Steve Schmidt and his colleagues took John McCain further than he had any reasonable right to, given the political climate.
The most popular parlor game in Washington, D.C., these days is the bludgeoning of the McCain campaign. It started with Bill Kristol’s column in The New York Times recently in which he wrote, “It’s time to fire the campaign. What McCain needs to do is junk the whole thing and start over.”
Right. That would have worked out well, I’m sure.
One of the physical laws of politics is that if your campaign wins, you’re a genius. If you lose, you’re an idiot.
I know and have worked with Obama’s lead adviser David Axelrod, and he’s as smart as anyone I’ve worked with in politics and deserves a lot of credit for a well-run campaign. But I know he’d be the first to admit that he just had the good judgment to saddle up on Secretariat.
I also know and have worked with McCain’s guru Steve Schmidt, who is also one of the most talented players in the game. He just saddled up on Seabiscuit. But he’s running against Secretariat. And only one great horse gets to win.
I don’t defend everything the campaign has done. But I also don’t think they had many options, and they tried them all.
Nevertheless, while voters have yet to decide this election, the bloody harpooning of the McCain campaign has begun: “Why didn’t they let McCain be McCain?” “The campaign was all tactics and no strategy.” “The Palin pick was a disaster.” “The message was unfocused and campaign poorly executed.” “Why haven’t they produced ads attacking Jeremiah Wright?” “The campaign isn’t positive enough.” “The campaign isn’t negative enough.”
Of course almost all the shots come from consultants and hacks who didn’t get hired, or were fired by the McCain campaign. Or were part of some past presidential campaign in which they still revel in the glory and clink toasts to one another as if they cured the measles. Many of these people, who profess to “love McCain,” are firing blistering shots at the campaign through the press, which serves only one purpose. And it ain’t to help McCain.

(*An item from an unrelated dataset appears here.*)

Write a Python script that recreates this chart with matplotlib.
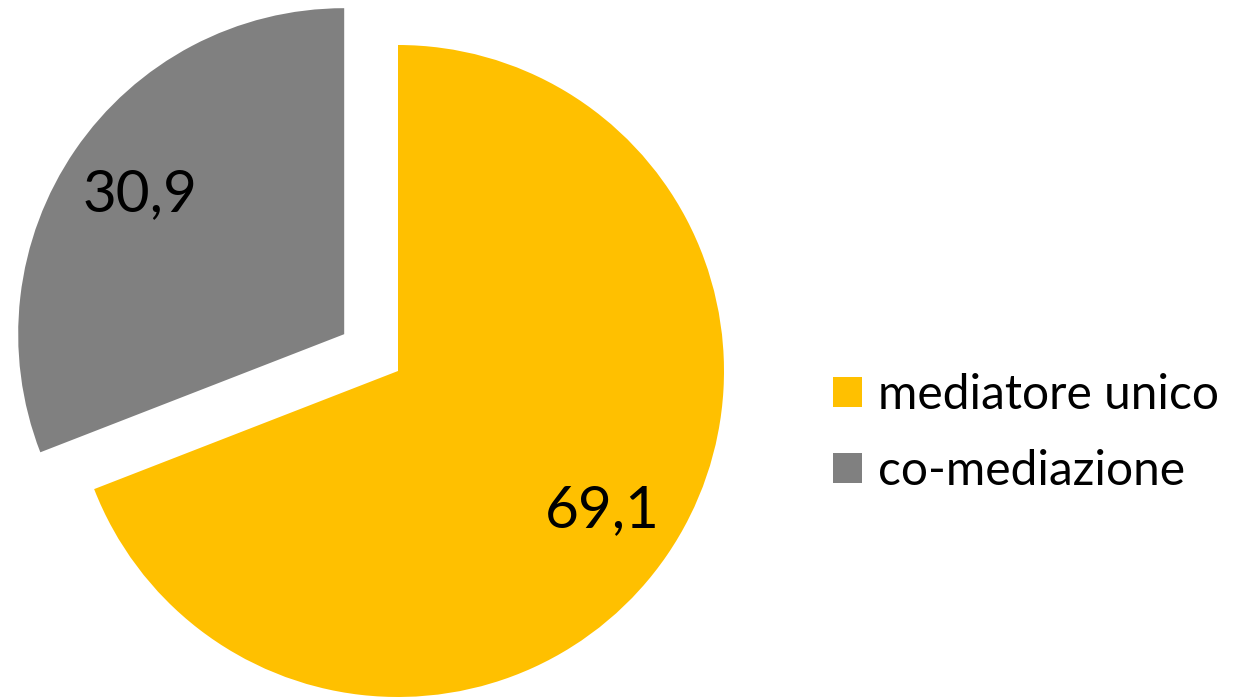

There is a fundamental question we always ask in political polls. Is the country headed in the right direction or off on the wrong track? Whenever the wrong track number is over 50 it spells trouble for the incumbent party. The most recently recorded number is the worst in the history of polling. Only nine percent of respondents think the country is headed in the right direction. I know what you’re thinking. “Who are those nine percent?”
So, by this measure, John McCain should be polling at about nine percent. And yet, Schmidt and company ran a good enough campaign that McCain went into the Republican Convention tied. And came out of it ahead. The only real surprise in this race is that it was ever close.